Despite my family not being labelled low-income anymore, I still won’t receive any financial support from my family as all the income goes toward taking care of my disabled brother and paying their own bills. It will be tight, but because I have savings from working, I decide to go to university anyway. After paying my rent and utilities, I have £10.20 a week for everything else including food, toiletries, and school supplies.

As I’m in a new city, I really want to make friends, which is difficult when most of the social activities are expensive, so I jump at the chance to do a relatively cheap coffee shop trip with my dorm.

I have £20 with me to get a cheap cup of tea and my food shopping for a few weeks and I head to the coffee shop. While paying, I pull out the note and a handful of change and realise I can pay without breaking into the note, so I put it back in my pocket. It isn’t until I’m at the supermarket that I realise the note is gone. I’m devastated as it’s the equivalent of two weeks of money gone, and I go home empty-handed.

As a last-ditch effort, I message the coffee shop’s Facebook page asking if they’ve seen it, saying I know it’s unlikely, but I want to try asking if it was handed in because money is tight. By some miracle, they reply saying they have it!

Cashier: “Here you go. That was lucky we found it!”

She hands me a shiny new note. Mine was crinkled and beaten up with repeated fold marks.

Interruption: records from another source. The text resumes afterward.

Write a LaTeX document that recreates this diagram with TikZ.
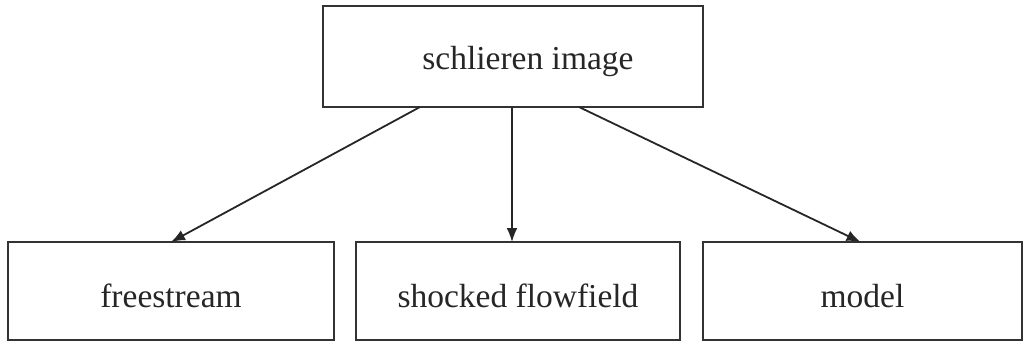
\documentclass[tikz,border=0pt]{standalone}
\usepackage{fontspec}
\setmainfont{Liberation Serif}
\usetikzlibrary{arrows.meta}
\begin{document}
\begin{tikzpicture}[x=1pt,y=-1pt,
  box/.style={draw=black!80,line width=1.9pt,inner sep=0pt,outer sep=0pt,
    font=\fontsize{33.5}{40}\selectfont,text=black!85},
  arr/.style={line width=1.8pt,draw=black!85,-{Latex[length=14pt,width=11pt]}}]
\useasboundingbox (0,0) rectangle (1025,343);
\node[box,minimum width=380pt,minimum height=101pt,text height=33pt,text depth=8pt] (top) at (513,56.5) {\hspace*{30pt}schlieren image};
\node[box,minimum width=326pt,minimum height=98pt,text height=40pt,text depth=8pt] (left) at (171,291) {freestream};
\node[box,minimum width=324pt,minimum height=98pt,text height=40pt,text depth=8pt] (mid) at (518,291) {shocked flowfield};
\node[box,minimum width=319pt,minimum height=98pt,text height=40pt,text depth=8pt] (right) at (862.5,291) {model};
\draw[arr] ([xshift=-93pt]top.south) -- (left.north);
\draw[arr] ([xshift=-1pt]top.south) -- ([xshift=-1pt]top.south |- mid.north);
\draw[arr] ([xshift=66pt]top.south) -- ([xshift=-2pt]right.north);
\end{tikzpicture}
\end{document}
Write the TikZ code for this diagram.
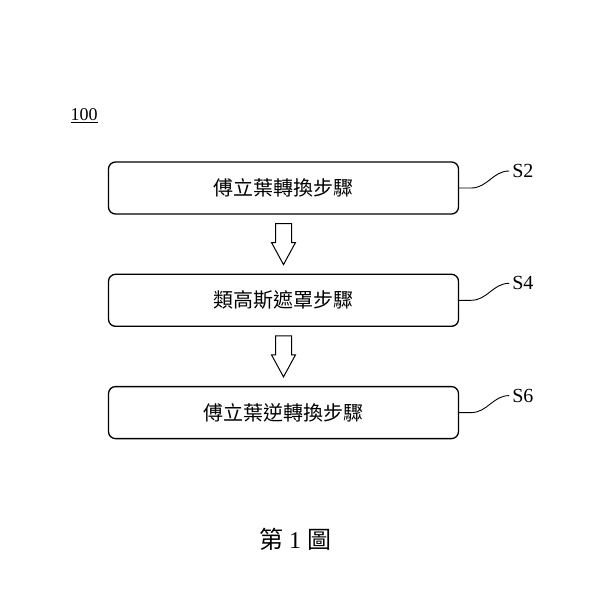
\documentclass[tikz,border=0pt]{standalone}
\usepackage{fontspec}
\setmainfont{Liberation Serif}
\newfontfamily\cjk{Noto Sans CJK TC}
\usepackage{tikz}
\usetikzlibrary{positioning,shapes.arrows,calc}

\begin{document}
\begin{tikzpicture}[
    x=1pt, y=-1pt,
    block/.style={draw, rounded corners=7pt, line width=1.3pt, align=center, minimum width=350pt, minimum height=52pt, font=\cjk\fontsize{20}{24}\selectfont},
    hollowarrow/.style={single arrow, draw, line width=1pt, rotate=-90, inner xsep=0pt, inner ysep=7.5pt, minimum height=41pt, single arrow head extend=4pt, single arrow tip angle=57, anchor=tip},
    steplabel/.style={anchor=west, inner sep=3pt, font=\fontsize{20}{22}\selectfont},
    leader/.style={line width=0.9pt}
]
\useasboundingbox (0,0) rectangle (600,609);

\node[font=\fontsize{18}{20}\selectfont] (figno) at (84,116) {\underline{100}};

\node[block] (fourier) at (283.5,188) {傅立葉轉換步驟};
\node[block, below=59pt of fourier] (gauss) {類高斯遮罩步驟};
\node[block, below=59pt of gauss] (inverse) {傅立葉逆轉換步驟};

\node[hollowarrow] (arrowa) at ($(gauss.north)+(0pt,8pt)$) {};
\node[hollowarrow] (arrowb) at ($(inverse.north)+(0pt,8pt)$) {};

\node[steplabel] (stwo) at ($(fourier.east)+(50pt,17pt)$) {S2};
\node[steplabel] (sfour) at ($(gauss.east)+(50pt,17pt)$) {S4};
\node[steplabel] (ssix) at ($(inverse.east)+(50pt,17pt)$) {S6};

\draw[leader] (fourier.east) -- ++(12,0) to[out=0, in=180] (stwo.west);
\draw[leader] (gauss.east) -- ++(12,0) to[out=0, in=180] (sfour.west);
\draw[leader] (inverse.east) -- ++(12,0) to[out=0, in=180] (ssix.west);

\node[font=\fontsize{24}{28}\selectfont] (caption) at (295,539) {{\cjk 第} 1 {\cjk 圖}};
\end{tikzpicture}
\end{document}
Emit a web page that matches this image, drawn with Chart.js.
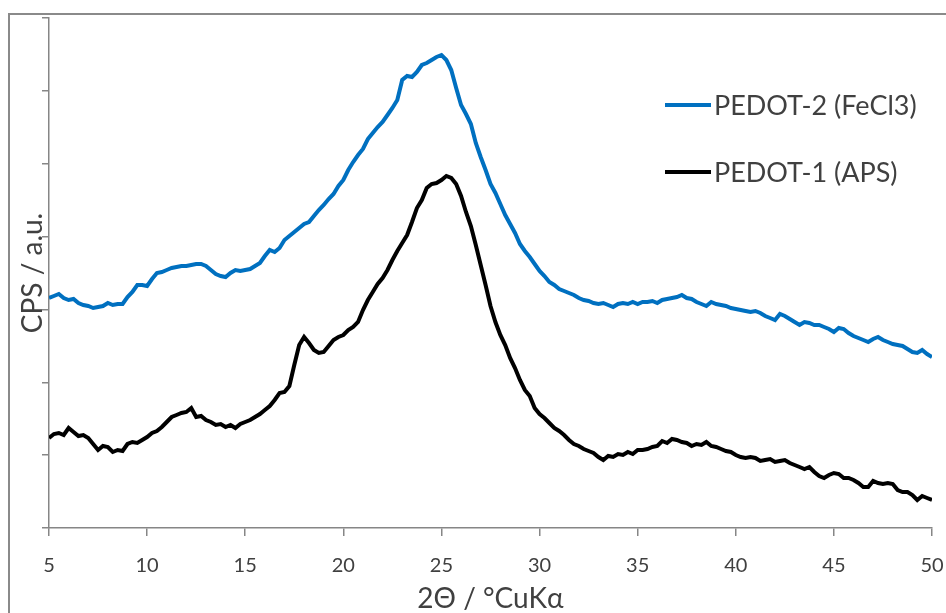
<!DOCTYPE html>
<html>
<head>
<meta charset="utf-8">
<script src="https://cdn.jsdelivr.net/npm/chart.js@4/dist/chart.umd.min.js"></script>
<style>
  html, body { margin: 0; padding: 0; background: #fff; }
  #wrap { width: 946px; height: 613px; position: relative; }
</style>
</head>
<body>
<div id="wrap"><canvas id="xrdChart"></canvas></div>
<script>
// 2-theta positions (deg)
const angles = [
  5, 5.25, 5.5, 5.75, 6, 6.25, 6.5, 6.75, 7, 7.25, 7.5, 7.75, 8, 8.25, 8.5, 8.75,
  9, 9.25, 9.5, 9.75, 10, 10.25, 10.5, 10.75, 11, 11.25, 11.5, 11.75, 12, 12.25, 12.5, 12.75,
  13, 13.25, 13.5, 13.75, 14, 14.25, 14.5, 14.75, 15, 15.25, 15.5, 15.75, 16, 16.25, 16.5, 16.75,
  17, 17.25, 17.5, 17.75, 18, 18.25, 18.5, 18.75, 19, 19.25, 19.5, 19.75, 20, 20.25, 20.5, 20.75,
  21, 21.25, 21.5, 21.75, 22, 22.25, 22.5, 22.75, 23, 23.25, 23.5, 23.75, 24, 24.25, 24.5, 24.75,
  25, 25.25, 25.5, 25.75, 26, 26.25, 26.5, 26.75, 27, 27.25, 27.5, 27.75, 28, 28.25, 28.5, 28.75,
  29, 29.25, 29.5, 29.75, 30, 30.25, 30.5, 30.75, 31, 31.25, 31.5, 31.75, 32, 32.25, 32.5, 32.75,
  33, 33.25, 33.5, 33.75, 34, 34.25, 34.5, 34.75, 35, 35.25, 35.5, 35.75, 36, 36.25, 36.5, 36.75,
  37, 37.25, 37.5, 37.75, 38, 38.25, 38.5, 38.75, 39, 39.25, 39.5, 39.75, 40, 40.25, 40.5, 40.75,
  41, 41.25, 41.5, 41.75, 42, 42.25, 42.5, 42.75, 43, 43.25, 43.5, 43.75, 44, 44.25, 44.5, 44.75,
  45, 45.25, 45.5, 45.75, 46, 46.25, 46.5, 46.75, 47, 47.25, 47.5, 47.75, 48, 48.25, 48.5, 48.75,
  49, 49.25, 49.5, 49.75, 50
];

// PEDOT-2 (FeCl3), counts in a.u.
const pedot2 = [
  230, 232, 234, 230, 228, 229, 225, 223, 222, 220, 221, 222, 225, 223, 224, 224,
  231, 236, 243, 243, 242, 249, 255, 256, 258, 260, 261, 262, 262, 263, 264, 264,
  262, 258, 254, 252, 251, 255, 258, 257, 258, 259, 262, 265, 272, 278, 276, 280,
  288, 292, 296, 300, 304, 306, 312, 318, 323, 329, 334, 342, 348, 358, 366, 373,
  379, 389, 395, 401, 406, 413, 420, 428, 448, 452, 451, 456, 463, 465, 468, 471,
  473, 468, 458, 440, 423, 414, 404, 385, 371, 358, 344, 335, 324, 313, 304, 295,
  284, 277, 271, 264, 257, 252, 246, 243, 239, 237, 235, 233, 230, 228, 227, 225,
  224, 225, 223, 221, 224, 225, 224, 226, 224, 226, 226, 227, 225, 228, 229, 230,
  231, 233, 230, 229, 226, 224, 222, 226, 224, 223, 222, 220, 219, 218, 217, 216,
  217, 215, 212, 210, 208, 214, 212, 209, 206, 203, 206, 205, 203, 203, 201, 199,
  196, 200, 199, 195, 192, 190, 188, 186, 189, 191, 188, 186, 184, 183, 182, 179,
  176, 175, 178, 174, 171
];

// PEDOT-1 (APS), counts in a.u.
const pedot1 = [
  90, 94, 95, 93, 100, 96, 92, 93, 90, 84, 78, 82, 81, 76, 78, 77,
  84, 86, 85, 88, 91, 95, 97, 101, 106, 111, 113, 115, 116, 120, 111, 112,
  108, 106, 103, 104, 101, 103, 100, 104, 106, 108, 111, 114, 118, 122, 128, 135,
  136, 142, 163, 183, 191, 185, 178, 175, 176, 182, 188, 191, 193, 198, 201, 206,
  218, 228, 236, 244, 250, 258, 268, 277, 285, 293, 306, 320, 328, 340, 344, 345,
  348, 352, 350, 344, 332, 316, 302, 283, 263, 243, 222, 206, 193, 183, 170, 160,
  148, 138, 132, 120, 114, 110, 105, 100, 97, 93, 88, 84, 82, 79, 77, 75,
  71, 68, 72, 71, 74, 73, 76, 74, 78, 78, 79, 81, 82, 87, 85, 89,
  88, 86, 85, 82, 84, 83, 86, 82, 81, 79, 77, 76, 73, 71, 70, 71,
  70, 67, 68, 69, 66, 67, 68, 65, 63, 61, 59, 61, 56, 52, 50, 53,
  55, 54, 50, 50, 48, 45, 41, 41, 47, 45, 44, 45, 44, 38, 36, 36,
  33, 28, 32, 30, 28
];

const xTicks = { min: 5, max: 50, step: 5 };
const yRange = { min: 0, max: 510, count: 8 };

const FONT = "Lato";
const TEXT = "#404040";
const AXIS = "#868686";

// outer frame + legend drawn on the canvas
const framePlugin = {
  id: "frameLegend",
  beforeDraw(chart) {
    const ctx = chart.ctx;
    ctx.save();
    ctx.strokeStyle = "#8a8a8a";
    ctx.lineWidth = 2;
    ctx.strokeRect(9, 14, 1200, 1200);
    ctx.restore();
  },
  afterDraw(chart) {
    const ctx = chart.ctx;
    const rows = [105, 172];
    ctx.save();
    chart.data.datasets.forEach((ds, i) => {
      const y = rows[i];
      ctx.strokeStyle = ds.borderColor;
      ctx.lineWidth = 4;
      ctx.beginPath();
      ctx.moveTo(665, y);
      ctx.lineTo(711, y);
      ctx.stroke();
      ctx.fillStyle = TEXT;
      ctx.font = "27px " + FONT;
      ctx.textBaseline = "middle";
      ctx.fillText(ds.label, 714, y + 1);
    });
    ctx.restore();
  },
};

new Chart(document.getElementById("xrdChart"), {
  type: "line",
  data: {
    datasets: [
      {
        label: "PEDOT-2 (FeCl3)",
        data: angles.map((a, i) => ({ x: a, y: pedot2[i] })),
        borderColor: "#0070C0",
        borderWidth: 4,
        pointRadius: 0,
        tension: 0,
      },
      {
        label: "PEDOT-1 (APS)",
        data: angles.map((a, i) => ({ x: a, y: pedot1[i] })),
        borderColor: "#000000",
        borderWidth: 4,
        pointRadius: 0,
        tension: 0,
      },
    ],
  },
  options: {
    responsive: true,
    maintainAspectRatio: false,
    animation: false,
    devicePixelRatio: 1,
    layout: { padding: { top: 18, right: 14, left: 0, bottom: 0 } },
    plugins: {
      legend: { display: false },
      tooltip: { enabled: false },
    },
    scales: {
      x: {
        type: "linear",
        min: xTicks.min,
        max: xTicks.max,
        afterFit: (s) => {
          s.height = 85;
          s.paddingLeft = 0;
          s.paddingRight = 0;
        },
        border: { color: AXIS, width: 1.5 },
        grid: { drawOnChartArea: false, tickLength: 8, color: AXIS, lineWidth: 1.5 },
        ticks: {
          stepSize: xTicks.step,
          color: TEXT,
          padding: 18,
          maxRotation: 0,
          font: { family: FONT, size: 20 },
        },
        title: {
          display: true,
          text: "2Θ / °CuKα",
          color: TEXT,
          font: { family: FONT, size: 28 },
          padding: { top: 0, bottom: -3 },
        },
      },
      y: {
        min: yRange.min,
        max: yRange.max,
        afterFit: (s) => {
          s.width = 49;
          s.paddingTop = 0;
          s.paddingBottom = 0;
        },
        border: { color: AXIS, width: 1.5 },
        grid: { drawOnChartArea: false, tickLength: 7, color: AXIS, lineWidth: 1.5 },
        ticks: { count: yRange.count, display: false },
        title: {
          display: true,
          text: "CPS / a.u.",
          color: TEXT,
          font: { family: FONT, size: 28 },
          padding: { top: 16, bottom: 0 },
        },
      },
    },
  },
  plugins: [framePlugin],
});
</script>
</body>
</html>
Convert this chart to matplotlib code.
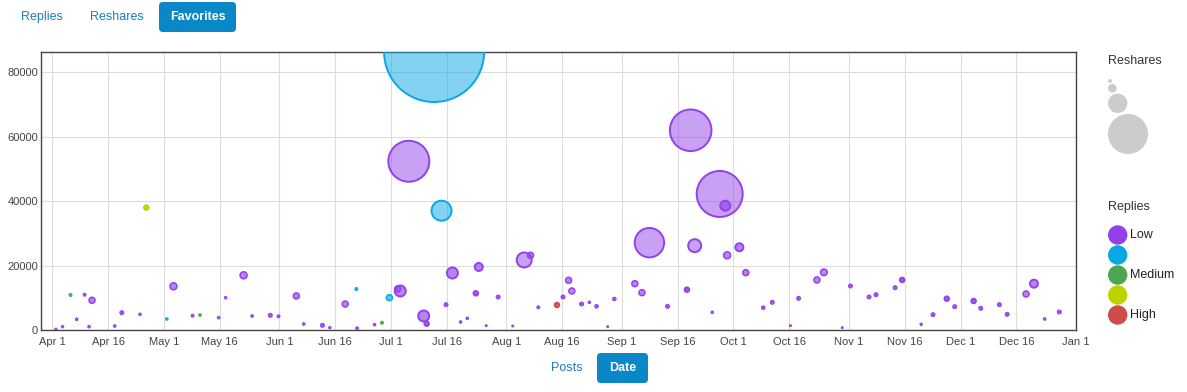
import matplotlib
matplotlib.use("Agg")
import matplotlib.pyplot as plt
import matplotlib.dates as mdates
from matplotlib.colors import to_rgba
from matplotlib.patches import Circle, FancyBboxPatch
from matplotlib.ticker import FuncFormatter
import numpy as np
import pandas as pd

plt.rcParams["font.family"] = ["Liberation Sans", "DejaVu Sans"]

# one entry per post
dates = [
    "2013-04-02 00:00", "2013-04-03 19:00", "2013-04-05 22:00", "2013-04-07 14:00",
    "2013-04-09 17:00", "2013-04-10 22:00", "2013-04-11 17:00", "2013-04-17 19:00",
    "2013-04-19 17:00", "2013-04-24 14:00", "2013-04-26 07:00", "2013-05-01 19:00",
    "2013-05-03 14:00", "2013-05-08 17:00", "2013-05-10 17:00", "2013-05-15 17:00",
    "2013-05-17 14:00", "2013-05-22 10:00", "2013-05-24 17:00", "2013-05-29 14:00",
    "2013-05-31 19:00", "2013-06-05 14:00", "2013-06-07 14:00", "2013-06-12 14:00",
    "2013-06-14 14:00", "2013-06-18 17:00", "2013-06-21 17:00", "2013-06-21 22:00",
    "2013-06-26 14:00", "2013-06-28 14:00", "2013-06-30 14:00", "2013-07-03 12:00",
    "2013-07-02 19:00", "2013-07-05 19:00", "2013-07-09 19:00", "2013-07-10 14:00",
    "2013-07-12 14:00", "2013-07-14 14:00", "2013-07-15 19:00", "2013-07-17 12:00",
    "2013-07-19 17:00", "2013-07-21 12:00", "2013-07-23 19:00", "2013-07-24 14:00",
    "2013-07-26 14:00", "2013-07-29 19:00", "2013-08-02 17:00", "2013-08-05 19:00",
    "2013-08-07 12:00", "2013-08-09 14:00", "2013-08-14 14:00", "2013-08-16 05:00",
    "2013-08-17 17:00", "2013-08-18 14:00", "2013-08-21 05:00", "2013-08-23 07:00",
    "2013-08-25 05:00", "2013-08-28 05:00", "2013-08-30 00:00", "2013-09-04 12:00",
    "2013-09-06 10:00", "2013-09-08 10:00", "2013-09-13 07:00", "2013-09-18 12:00",
    "2013-09-19 12:00", "2013-09-20 14:00", "2013-09-25 07:00", "2013-09-27 07:00",
    "2013-09-28 19:00", "2013-09-29 07:00", "2013-10-02 14:00", "2013-10-04 07:00",
    "2013-10-09 00:00", "2013-10-11 10:00", "2013-10-16 07:00", "2013-10-18 12:00",
    "2013-10-23 10:00", "2013-10-25 07:00", "2013-10-30 05:00", "2013-11-01 10:00",
    "2013-11-06 10:00", "2013-11-08 07:00", "2013-11-13 10:00", "2013-11-15 07:00",
    "2013-11-20 10:00", "2013-11-23 14:00", "2013-11-27 07:00", "2013-11-29 10:00",
    "2013-12-04 12:00", "2013-12-06 10:00", "2013-12-11 10:00", "2013-12-13 12:00",
    "2013-12-18 14:00", "2013-12-20 17:00", "2013-12-23 14:00", "2013-12-27 12:00",
]
favorites = [
    200, 1030, 10870, 3320, 10960, 1030, 9220, 1240,
    5380, 4870, 38000, 3420, 13570, 4450, 4650, 3830,
    10030, 16980, 4350, 4560, 4250, 10560, 1860, 1450,
    720, 8070, 12730, 520, 1650, 2270, 10030, 12110,
    12730, 52380, 4350, 1960, 86300, 37040, 7860, 17700,
    2480, 3620, 11390, 19560, 1340, 10250, 1240, 21740,
    23190, 7050, 7760, 10250, 15430, 12110, 8070, 8590,
    7350, 1030, 9630, 14380, 11590, 27110, 7350, 12520,
    62000, 26180, 5490, 42230, 38600, 23190, 25680, 17800,
    6930, 8590, 1340, 9830, 15530, 17900, 720, 13660,
    10250, 10960, 13130, 15530, 1770, 4750, 9720, 7240,
    9000, 6740, 7860, 4870, 11180, 14380, 3420, 5590,
]
reshares = [
    6, 6, 9, 7, 9, 7, 36, 7,
    16, 7, 25, 7, 49, 9, 7, 7,
    7, 49, 7, 16, 9, 36, 7, 16,
    6, 36, 9, 9, 7, 9, 36, 121,
    36, 1681, 121, 25, 10000, 400, 16, 121,
    7, 7, 25, 64, 4, 16, 4, 225,
    36, 9, 25, 16, 36, 36, 16, 7,
    13, 4, 13, 36, 36, 864, 16, 25,
    1731, 169, 7, 2116, 100, 49, 64, 36,
    13, 16, 4, 16, 36, 44, 4, 16,
    16, 16, 16, 25, 6, 16, 25, 16,
    25, 16, 16, 16, 36, 64, 7, 16,
]
# 0 = low ... 4 = high
reply_level = [
    0, 0, 2, 0, 0, 0, 0, 0,
    0, 0, 3, 1, 0, 0, 2, 0,
    0, 0, 0, 0, 0, 0, 0, 0,
    0, 0, 1, 0, 0, 2, 1, 0,
    0, 0, 0, 0, 1, 1, 0, 0,
    0, 0, 0, 0, 0, 0, 0, 0,
    0, 0, 4, 0, 0, 0, 0, 0,
    0, 0, 0, 0, 0, 0, 0, 0,
    0, 0, 0, 0, 0, 0, 0, 0,
    0, 0, 0, 0, 0, 0, 0, 0,
    0, 0, 0, 0, 0, 0, 0, 0,
    0, 0, 0, 0, 0, 0, 0, 0,
]

level_colors = ["#9342ea", "#0aa7e6", "#4aa64f", "#bcd300", "#cf4b4b"]
level_labels = ["Low", "", "Medium", "", "High"]
reshare_legend = [16, 74, 376, 1600]

W, H, DPI = 1187, 392, 100
R_SCALE = 0.5  # bubble radius in px per sqrt(reshares)


def radius_px(v):
    return R_SCALE * np.sqrt(np.asarray(v, dtype=float))


fig = plt.figure(figsize=(W / DPI, H / DPI), dpi=DPI)
fig.patch.set_facecolor("white")

# plot box in pixels: x 41..1076, y 52..330
ax = fig.add_axes([41 / W, (H - 330) / H, (1076 - 41) / W, (330 - 52) / H])

x = pd.to_datetime(dates)
y = np.array(favorites, dtype=float)
r = radius_px(reshares)
order = np.argsort(-r)

cols = [level_colors[k] for k in reply_level]
# small dots read as solid, bigger ones as translucent discs with a ring
alpha = np.where(r >= 6, 0.5, np.where(r >= 3, 0.65, 0.9))
face = [to_rgba(c, a) for c, a in zip(cols, alpha)]
lws = np.where(r >= 4, 1.4, np.where(r >= 2.5, 1.1, 0.7))
sizes = (2 * r * 72 / DPI) ** 2

ax.scatter(x[order], y[order], s=sizes[order],
           facecolors=[face[i] for i in order],
           edgecolors=[cols[i] for i in order],
           linewidths=lws[order], zorder=3)

ax.set_xlim(pd.Timestamp("2013-03-29"), pd.Timestamp("2014-01-01"))
ax.set_ylim(0, max(favorites))
ax.set_yticks([0, 20000, 40000, 60000, 80000])
ax.xaxis.set_major_locator(mdates.DayLocator(bymonthday=[1, 16]))
ax.xaxis.set_major_formatter(FuncFormatter(
    lambda v, pos: "{:%b} {}".format(mdates.num2date(v), mdates.num2date(v).day)))

ax.grid(True, color="#dcdcdc", linewidth=0.8, zorder=0)
ax.set_axisbelow(True)
ax.tick_params(length=0, labelsize=8, labelcolor="#444444")
ax.tick_params(axis="x", pad=5)
ax.tick_params(axis="y", pad=2)
for sp in ax.spines.values():
    sp.set_color("#444444")
    sp.set_linewidth(1.0)

# overlay in pixel coordinates for buttons and legends
ui = fig.add_axes([0, 0, 1, 1])
ui.set_xlim(0, W)
ui.set_ylim(H, 0)
ui.set_axis_off()
ui.patch.set_alpha(0)

link = "#1c7cc0"
btn = "#0a87c7"
ui.text(42, 17, "Replies", color=link, fontsize=9, ha="center", va="center")
ui.text(117, 17, "Reshares", color=link, fontsize=9, ha="center", va="center")
ui.add_patch(FancyBboxPatch((159, 2), 77, 30, boxstyle="round,pad=0,rounding_size=4",
                            fc=btn, ec="none"))
ui.text(197.5, 17, "Favorites", color="white", fontsize=9, fontweight="bold",
        ha="center", va="center")

ui.text(567, 368, "Posts", color=link, fontsize=9, ha="center", va="center")
ui.add_patch(FancyBboxPatch((597, 353), 51, 30, boxstyle="round,pad=0,rounding_size=4",
                            fc=btn, ec="none"))
ui.text(622.5, 368, "Date", color="white", fontsize=9, fontweight="bold",
        ha="center", va="center")

# reshares size legend
ui.text(1108, 61, "Reshares", color="#333333", fontsize=9, ha="left", va="center")
top = 79
for v in reshare_legend:
    rr = float(radius_px(v))
    ui.add_patch(Circle((1108 + rr, top + rr), rr, fc="#cccccc", ec="none"))
    top += 2 * rr + 1

# replies colour legend
ui.text(1108, 207, "Replies", color="#333333", fontsize=9, ha="left", va="center")
for i, (c, lab) in enumerate(zip(level_colors, level_labels)):
    cy = 235 + 20 * i
    ui.add_patch(Circle((1117.7, cy), 9.7, fc=c, ec="none"))
    if lab:
        ui.text(1130, cy, lab, color="#222222", fontsize=9, ha="left", va="center")

fig.savefig("out.png", dpi=DPI, facecolor="white")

Me: “Oh… This isn’t mine; my note was an old worn one.”

Cashier: “No, no, it is yours. I’m certain it is. Don’t worry; just take it.”

At her insistence, I took it, and it wasn’t until later that I realised they were most likely trying to help out a struggling student with the coffee shop’s own money. A few months later, things got easier with a part-time job, and now I’ve graduated and have an okay grad job. I make sure to head in there regularly; I’m definitely a customer for life!